Nifty 07 July2025 l Nifty 50 Technical Indicators Point to Profit Booking Risk | Rising Channel Analysis for 10 July Expiry
Comprehensive Nifty 50 technical analysis for 6 July 2025 covering RSI divergence, Bollinger Band resistance, Max Pain, option chain OI trends.
Hello Traders! Nifty continues its move inside a rising channel, but signs of exhaustion are emerging at higher levels. In today’s blog, we’ll dive into the latest technical chart patterns, RSI divergence, Bollinger Bands, moving averages, and 10 July weekly option chain data. Perfect for positional and expiry scalpers — let’s break it down!
Key Technical Highlights:
- Rising Channel: Continuing since March 2025, currently testing upper boundary.
- Bollinger Bands: Nifty at upper band — risk of reversal.
- RSI (14): 61.01 indicating bearish divergence.
- 20 SMA: Support at 25,165 | 50 SMA: at 24,596.
- MACD momentum flattening — weakening upside.

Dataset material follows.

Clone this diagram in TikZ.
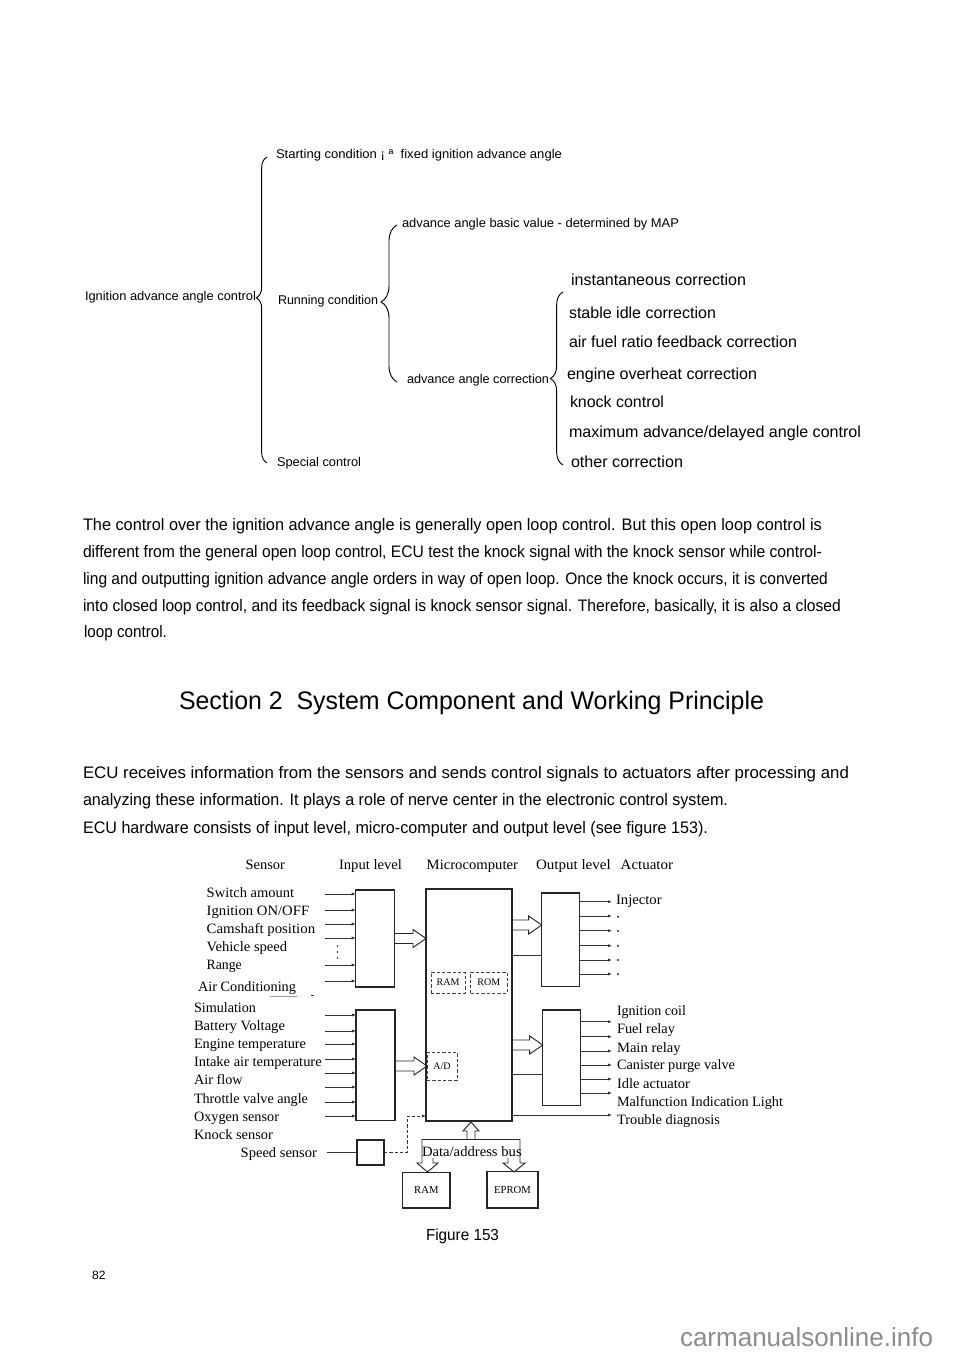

Indicators & Derivative Parameters Suggesting a Fall in Nifty
On the Chart:
Indicator | Current Signal | Implication |
---|---|---|
RSI Divergence (14) | 61.01 with repeated bearish divergence | Weakening upward momentum, signals exhaustion |
Bollinger Bands | Price touching upper band | Indicates overbought, possible mean reversion |
MACD | Flattening momentum in last readings | Loss of bullish momentum |
Rising Channel | Price near upper channel resistance | Probable profit booking zone |
Volume | Lack of breakout volume | Weak confirmation on rise |
Derivative Data (10 July Expiry):
Parameter | Observation | Implication |
---|---|---|
Max Call OI at 25,600 | Heavy CE writing at 25,600 strike | Strong overhead resistance |
Max Pain at 25,450 | Spot trading above max pain | Market tends to drift toward max pain in expiry week |
PCR (Put/Call Ratio) | Near neutral or slightly declining | Not supporting aggressive upside |
IV (Implied Volatility) | High and rising on OTM Calls like 25,600 CE | Buyers cautious, market expecting capped upside |
PE OI Build-up at 25,300 & 25,000 | Strong hedging at lower levels | If breached, could trigger sharp fall |
Summary: Why Fall is Possible
- Bearish RSI divergence near overbought zones
- Nifty hugging upper Bollinger Band without breakout volume
- Max Call OI buildup at 25,600–25,800 shows stiff resistance
- Max Pain at 25,450 suggests expiry week drift downward
- Rising IV on higher CE strikes signals upside nervousness
- No aggressive Put writing above 25,500 — weak bullish conviction
Expected Downside Trigger Levels
- 25,650–25,750: Overhead resistance zone
- Break below 25,450: Confirming drift toward 25,300 / 25,150
10 July Weekly Option Data:
Strike | CE OI (lakh) | PE OI (lakh) | IV Trend | Remarks |
---|---|---|---|---|
25,500 | 52.97 | 16.10 | Rising | CE writers cautious |
25,600 | 40.30 | 9.03 | Rising | Heavy CE resistance |
25,300 | 13.43 | 50.96 | Rising | Strong PE base |
25,000 | 7.23 | 41.32 | Steady | Hedge zone |
Expiry Week Trade Levels:
- Bullish Breakout: Above 25,800
- Rangebound: 25,300 – 25,750
- Bearish Breakdown: Below 25,300 — Target 25,150
Conclusion:
The Nifty 50 index faces tough resistance at 25,750–25,800 within a rising channel. RSI and Bollinger Bands indicate a profit booking risk. Option chain data signals expiry week volatility. Keep trades hedged or scalp light and stay alert around 25,650–25,800.